Data records:
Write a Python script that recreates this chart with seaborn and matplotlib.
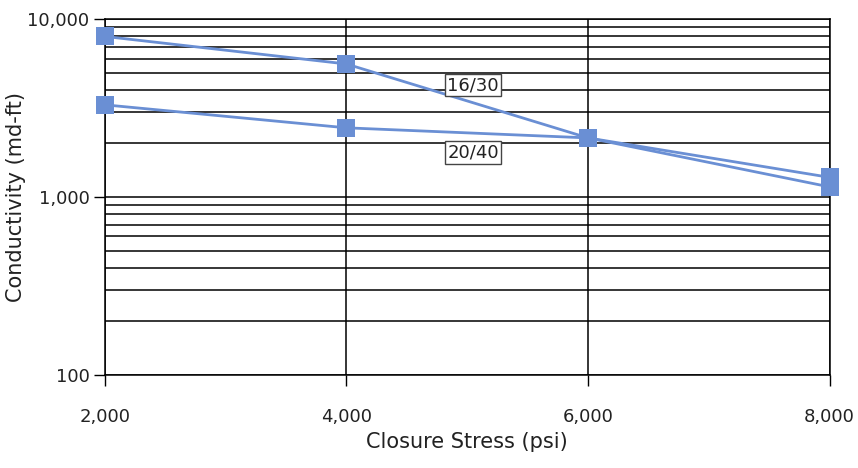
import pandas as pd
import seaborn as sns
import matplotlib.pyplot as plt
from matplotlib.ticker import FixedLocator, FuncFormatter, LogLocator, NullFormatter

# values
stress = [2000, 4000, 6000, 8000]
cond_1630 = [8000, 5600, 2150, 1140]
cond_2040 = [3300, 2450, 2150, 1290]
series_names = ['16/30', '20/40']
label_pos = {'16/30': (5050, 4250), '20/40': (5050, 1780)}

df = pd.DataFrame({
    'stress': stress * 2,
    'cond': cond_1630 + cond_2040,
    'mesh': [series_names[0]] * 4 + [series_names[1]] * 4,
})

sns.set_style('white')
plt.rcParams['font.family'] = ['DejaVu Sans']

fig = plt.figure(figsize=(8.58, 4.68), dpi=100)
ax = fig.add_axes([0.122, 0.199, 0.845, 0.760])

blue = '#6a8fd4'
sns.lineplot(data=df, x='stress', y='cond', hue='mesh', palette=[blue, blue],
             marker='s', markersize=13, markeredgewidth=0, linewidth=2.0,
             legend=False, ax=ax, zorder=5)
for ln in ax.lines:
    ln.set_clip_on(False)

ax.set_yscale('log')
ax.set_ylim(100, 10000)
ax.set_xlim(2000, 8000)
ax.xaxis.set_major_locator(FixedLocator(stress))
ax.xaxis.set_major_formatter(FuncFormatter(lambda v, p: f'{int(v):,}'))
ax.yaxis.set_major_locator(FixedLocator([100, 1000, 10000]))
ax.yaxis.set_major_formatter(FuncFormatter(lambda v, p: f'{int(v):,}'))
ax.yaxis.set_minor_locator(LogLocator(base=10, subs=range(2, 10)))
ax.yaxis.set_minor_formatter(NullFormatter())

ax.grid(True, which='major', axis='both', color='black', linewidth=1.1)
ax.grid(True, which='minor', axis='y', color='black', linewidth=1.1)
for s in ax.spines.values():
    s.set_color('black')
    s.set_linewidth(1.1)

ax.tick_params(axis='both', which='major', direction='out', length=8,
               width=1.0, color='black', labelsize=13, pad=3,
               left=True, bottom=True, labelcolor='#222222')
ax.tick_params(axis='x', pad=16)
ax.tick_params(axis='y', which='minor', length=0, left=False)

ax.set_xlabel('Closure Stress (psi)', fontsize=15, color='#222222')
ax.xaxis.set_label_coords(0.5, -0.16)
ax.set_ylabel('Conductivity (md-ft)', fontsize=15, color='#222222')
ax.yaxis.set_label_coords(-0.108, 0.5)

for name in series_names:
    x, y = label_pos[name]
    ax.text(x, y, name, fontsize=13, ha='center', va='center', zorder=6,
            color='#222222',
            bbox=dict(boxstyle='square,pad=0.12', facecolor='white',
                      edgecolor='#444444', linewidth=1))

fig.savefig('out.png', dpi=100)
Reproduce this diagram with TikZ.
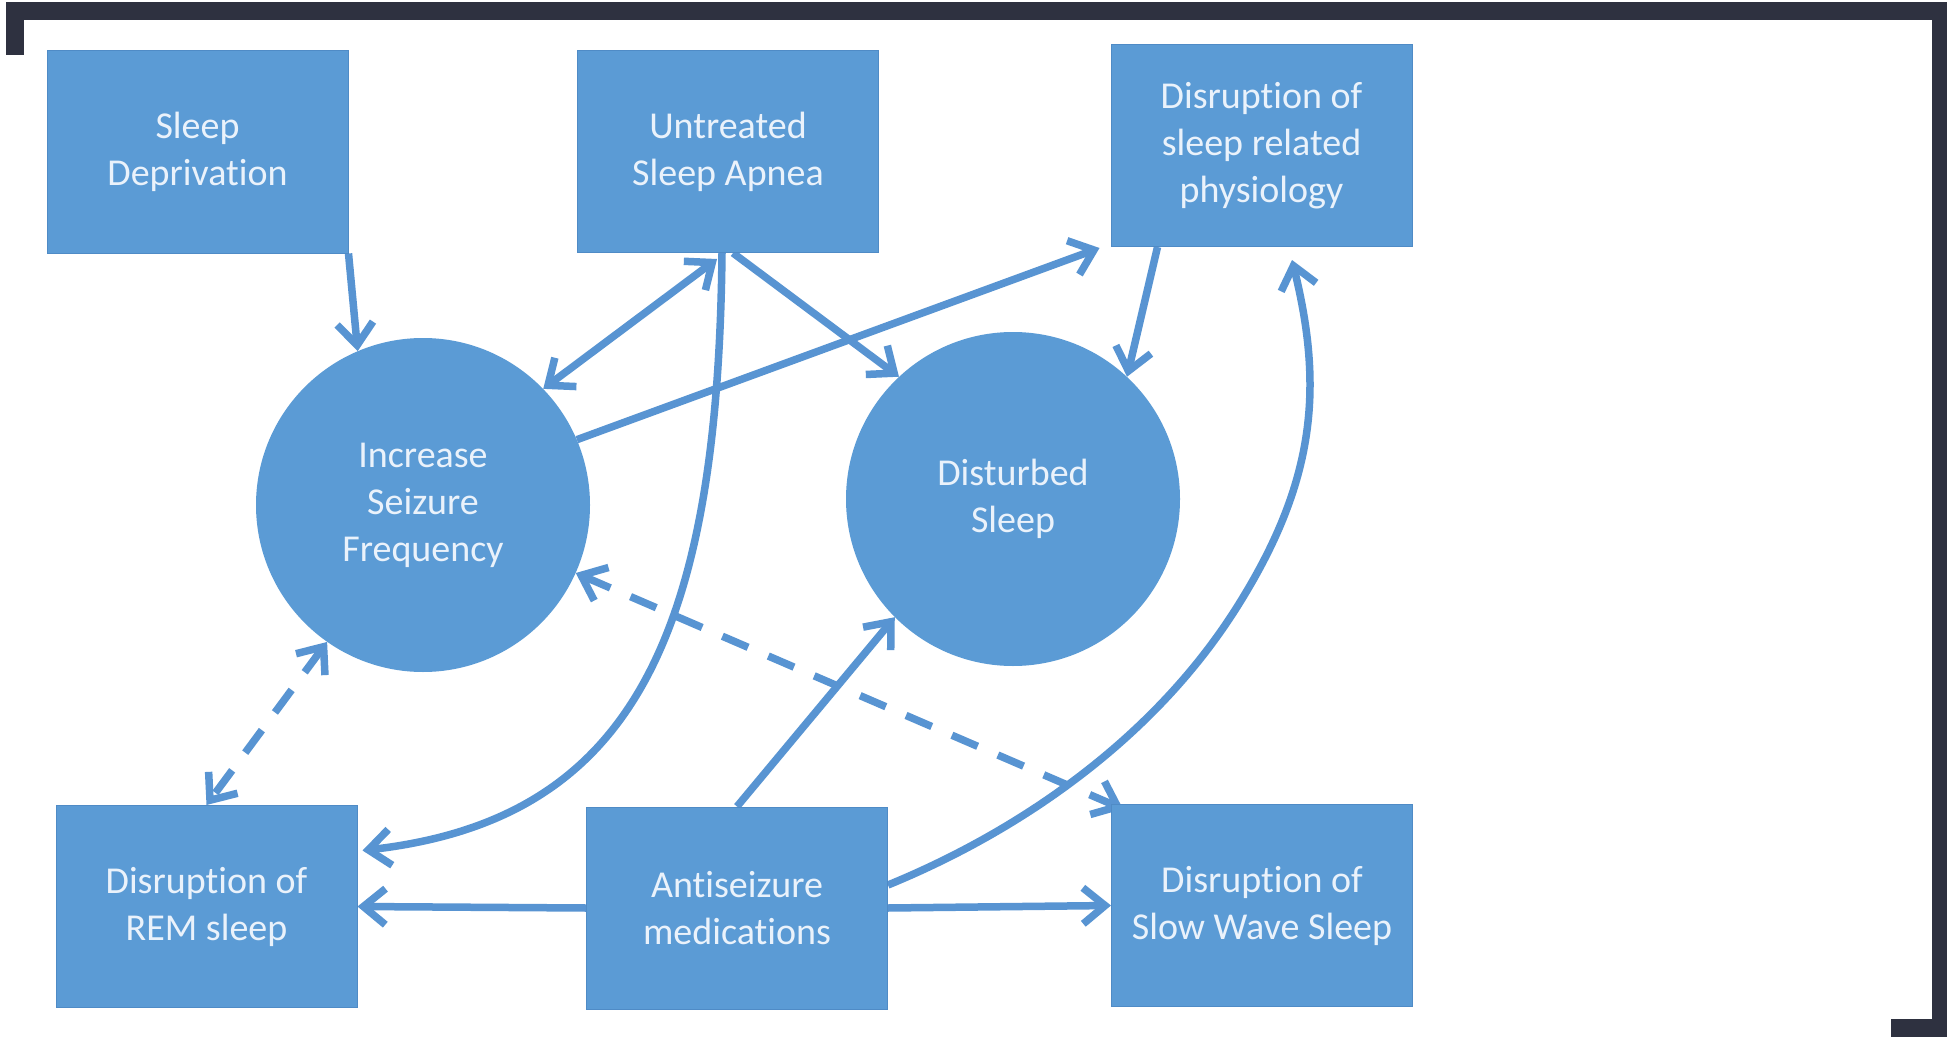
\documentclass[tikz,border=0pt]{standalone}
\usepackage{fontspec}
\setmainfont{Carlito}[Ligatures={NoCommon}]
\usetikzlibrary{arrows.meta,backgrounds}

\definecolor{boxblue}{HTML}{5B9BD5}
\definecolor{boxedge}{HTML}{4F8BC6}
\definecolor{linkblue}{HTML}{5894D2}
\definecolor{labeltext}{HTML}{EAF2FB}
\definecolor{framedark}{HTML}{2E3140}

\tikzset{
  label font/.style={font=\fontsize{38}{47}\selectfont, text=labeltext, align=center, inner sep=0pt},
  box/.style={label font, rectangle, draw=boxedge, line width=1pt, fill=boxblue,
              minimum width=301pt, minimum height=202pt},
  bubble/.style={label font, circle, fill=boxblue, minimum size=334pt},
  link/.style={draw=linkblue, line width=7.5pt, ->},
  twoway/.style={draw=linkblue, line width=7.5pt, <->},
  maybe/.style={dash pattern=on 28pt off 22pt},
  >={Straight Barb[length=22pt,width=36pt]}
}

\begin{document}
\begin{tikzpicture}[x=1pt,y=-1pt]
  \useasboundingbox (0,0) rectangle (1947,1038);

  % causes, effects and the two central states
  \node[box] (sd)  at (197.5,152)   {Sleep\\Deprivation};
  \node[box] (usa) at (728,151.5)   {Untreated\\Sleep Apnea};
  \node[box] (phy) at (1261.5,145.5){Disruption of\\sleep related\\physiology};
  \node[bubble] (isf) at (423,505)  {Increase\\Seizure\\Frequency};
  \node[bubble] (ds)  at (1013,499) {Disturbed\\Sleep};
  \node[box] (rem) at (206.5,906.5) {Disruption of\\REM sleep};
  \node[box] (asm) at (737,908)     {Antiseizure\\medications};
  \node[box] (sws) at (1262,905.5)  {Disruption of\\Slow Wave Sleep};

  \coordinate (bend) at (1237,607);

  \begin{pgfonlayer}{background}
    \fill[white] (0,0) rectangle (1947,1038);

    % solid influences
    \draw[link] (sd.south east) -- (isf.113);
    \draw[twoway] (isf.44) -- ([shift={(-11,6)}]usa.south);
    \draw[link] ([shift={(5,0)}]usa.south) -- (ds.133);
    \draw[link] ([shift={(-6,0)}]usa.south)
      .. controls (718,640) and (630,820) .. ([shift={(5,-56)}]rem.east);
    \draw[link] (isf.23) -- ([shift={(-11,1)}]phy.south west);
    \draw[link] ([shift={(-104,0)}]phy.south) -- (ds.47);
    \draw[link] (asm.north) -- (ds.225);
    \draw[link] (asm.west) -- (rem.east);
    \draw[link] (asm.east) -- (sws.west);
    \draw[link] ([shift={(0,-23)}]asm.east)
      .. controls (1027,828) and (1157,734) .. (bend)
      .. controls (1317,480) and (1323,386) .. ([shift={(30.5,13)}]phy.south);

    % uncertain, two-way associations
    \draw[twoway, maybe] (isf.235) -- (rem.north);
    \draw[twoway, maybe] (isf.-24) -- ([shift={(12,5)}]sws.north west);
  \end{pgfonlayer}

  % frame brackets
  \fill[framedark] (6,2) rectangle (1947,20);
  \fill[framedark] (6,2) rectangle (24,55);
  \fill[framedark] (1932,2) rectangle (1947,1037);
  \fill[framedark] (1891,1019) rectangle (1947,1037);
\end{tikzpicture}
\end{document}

...

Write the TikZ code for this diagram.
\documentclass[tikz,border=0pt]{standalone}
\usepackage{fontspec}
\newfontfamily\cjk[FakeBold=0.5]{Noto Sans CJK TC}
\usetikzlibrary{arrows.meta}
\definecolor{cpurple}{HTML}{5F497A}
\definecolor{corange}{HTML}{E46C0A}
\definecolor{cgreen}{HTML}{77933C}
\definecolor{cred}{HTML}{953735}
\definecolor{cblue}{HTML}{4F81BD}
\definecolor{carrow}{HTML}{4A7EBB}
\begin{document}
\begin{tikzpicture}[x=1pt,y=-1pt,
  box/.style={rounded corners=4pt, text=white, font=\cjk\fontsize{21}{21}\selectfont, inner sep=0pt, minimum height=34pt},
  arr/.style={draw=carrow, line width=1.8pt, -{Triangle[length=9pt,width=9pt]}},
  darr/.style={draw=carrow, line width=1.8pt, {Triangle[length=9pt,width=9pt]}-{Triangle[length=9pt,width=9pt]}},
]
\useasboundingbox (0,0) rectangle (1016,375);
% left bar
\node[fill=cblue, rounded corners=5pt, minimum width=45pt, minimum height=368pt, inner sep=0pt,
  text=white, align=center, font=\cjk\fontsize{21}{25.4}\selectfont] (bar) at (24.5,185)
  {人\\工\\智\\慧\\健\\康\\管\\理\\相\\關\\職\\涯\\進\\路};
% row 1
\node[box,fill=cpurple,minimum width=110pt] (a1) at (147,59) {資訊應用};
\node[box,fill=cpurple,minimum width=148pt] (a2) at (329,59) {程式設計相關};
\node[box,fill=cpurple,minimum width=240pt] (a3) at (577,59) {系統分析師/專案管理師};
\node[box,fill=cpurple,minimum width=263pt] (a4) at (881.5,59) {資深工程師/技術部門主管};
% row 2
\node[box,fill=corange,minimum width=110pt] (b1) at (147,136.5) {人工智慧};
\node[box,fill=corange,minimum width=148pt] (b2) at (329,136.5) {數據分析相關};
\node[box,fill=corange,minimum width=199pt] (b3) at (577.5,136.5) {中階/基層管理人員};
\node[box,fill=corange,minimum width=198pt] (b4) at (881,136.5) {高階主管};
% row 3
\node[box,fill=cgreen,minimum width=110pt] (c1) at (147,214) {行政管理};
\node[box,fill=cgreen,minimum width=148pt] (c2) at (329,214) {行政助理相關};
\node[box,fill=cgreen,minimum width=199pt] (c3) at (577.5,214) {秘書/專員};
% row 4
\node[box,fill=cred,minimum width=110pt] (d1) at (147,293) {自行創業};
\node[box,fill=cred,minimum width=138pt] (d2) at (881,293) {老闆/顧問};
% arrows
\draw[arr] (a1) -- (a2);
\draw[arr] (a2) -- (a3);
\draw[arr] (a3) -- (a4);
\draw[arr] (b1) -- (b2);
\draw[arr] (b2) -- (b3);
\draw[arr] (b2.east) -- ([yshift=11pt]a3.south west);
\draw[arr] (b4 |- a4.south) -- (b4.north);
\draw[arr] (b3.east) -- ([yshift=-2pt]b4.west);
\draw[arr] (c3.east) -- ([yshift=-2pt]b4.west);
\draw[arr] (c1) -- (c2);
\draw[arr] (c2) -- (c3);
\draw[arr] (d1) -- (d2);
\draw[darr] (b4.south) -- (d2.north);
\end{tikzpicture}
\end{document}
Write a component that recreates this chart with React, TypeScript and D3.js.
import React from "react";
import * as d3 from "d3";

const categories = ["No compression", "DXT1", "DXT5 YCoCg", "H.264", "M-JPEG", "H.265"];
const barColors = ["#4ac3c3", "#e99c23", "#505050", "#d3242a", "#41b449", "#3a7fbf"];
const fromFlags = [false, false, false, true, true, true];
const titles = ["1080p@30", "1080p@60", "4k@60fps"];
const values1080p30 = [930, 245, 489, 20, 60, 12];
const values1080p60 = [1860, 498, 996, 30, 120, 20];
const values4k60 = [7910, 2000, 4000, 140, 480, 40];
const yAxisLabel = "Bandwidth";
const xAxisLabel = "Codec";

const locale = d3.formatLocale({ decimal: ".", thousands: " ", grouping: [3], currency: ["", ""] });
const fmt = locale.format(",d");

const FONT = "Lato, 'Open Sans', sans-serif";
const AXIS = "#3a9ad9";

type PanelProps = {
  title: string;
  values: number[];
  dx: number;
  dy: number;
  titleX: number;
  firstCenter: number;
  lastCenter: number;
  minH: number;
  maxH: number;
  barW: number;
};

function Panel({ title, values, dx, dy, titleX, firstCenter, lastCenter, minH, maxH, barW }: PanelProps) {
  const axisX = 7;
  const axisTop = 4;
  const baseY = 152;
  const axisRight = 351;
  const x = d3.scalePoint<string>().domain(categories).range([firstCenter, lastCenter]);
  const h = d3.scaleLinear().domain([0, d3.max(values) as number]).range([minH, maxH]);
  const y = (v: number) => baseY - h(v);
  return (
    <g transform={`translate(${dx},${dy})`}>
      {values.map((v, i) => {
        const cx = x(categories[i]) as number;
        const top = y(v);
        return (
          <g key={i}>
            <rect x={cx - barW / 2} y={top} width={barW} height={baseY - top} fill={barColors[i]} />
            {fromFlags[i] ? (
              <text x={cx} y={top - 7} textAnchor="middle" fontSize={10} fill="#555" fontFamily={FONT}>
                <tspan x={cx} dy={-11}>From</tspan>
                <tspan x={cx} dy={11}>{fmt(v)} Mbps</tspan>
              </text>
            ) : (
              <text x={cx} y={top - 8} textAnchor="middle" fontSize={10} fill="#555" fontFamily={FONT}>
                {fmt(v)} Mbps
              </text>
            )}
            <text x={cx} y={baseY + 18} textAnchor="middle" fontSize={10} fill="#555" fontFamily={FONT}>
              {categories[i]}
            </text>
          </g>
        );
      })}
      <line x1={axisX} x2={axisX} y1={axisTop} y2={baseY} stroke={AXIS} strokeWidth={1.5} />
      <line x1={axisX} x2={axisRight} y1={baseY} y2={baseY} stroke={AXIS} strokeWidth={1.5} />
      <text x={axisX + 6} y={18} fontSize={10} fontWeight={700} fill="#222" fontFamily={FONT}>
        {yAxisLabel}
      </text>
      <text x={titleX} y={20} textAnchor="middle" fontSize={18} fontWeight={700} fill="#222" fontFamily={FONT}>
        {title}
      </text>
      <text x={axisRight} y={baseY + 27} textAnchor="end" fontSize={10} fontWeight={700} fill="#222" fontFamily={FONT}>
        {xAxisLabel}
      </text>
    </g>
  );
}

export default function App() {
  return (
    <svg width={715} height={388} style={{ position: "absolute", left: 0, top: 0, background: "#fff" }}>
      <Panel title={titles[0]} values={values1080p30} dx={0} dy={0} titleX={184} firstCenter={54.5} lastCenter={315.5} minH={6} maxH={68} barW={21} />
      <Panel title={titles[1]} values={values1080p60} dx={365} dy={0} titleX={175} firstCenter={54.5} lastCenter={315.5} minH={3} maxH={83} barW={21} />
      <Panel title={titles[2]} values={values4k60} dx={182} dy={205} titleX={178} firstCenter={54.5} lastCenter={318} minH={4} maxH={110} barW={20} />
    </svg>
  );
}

The problem:
Show each line of the data that contains the string "diagram".

Finished task:
Reproduce this diagram with TikZ.
Write the TikZ code for this diagram.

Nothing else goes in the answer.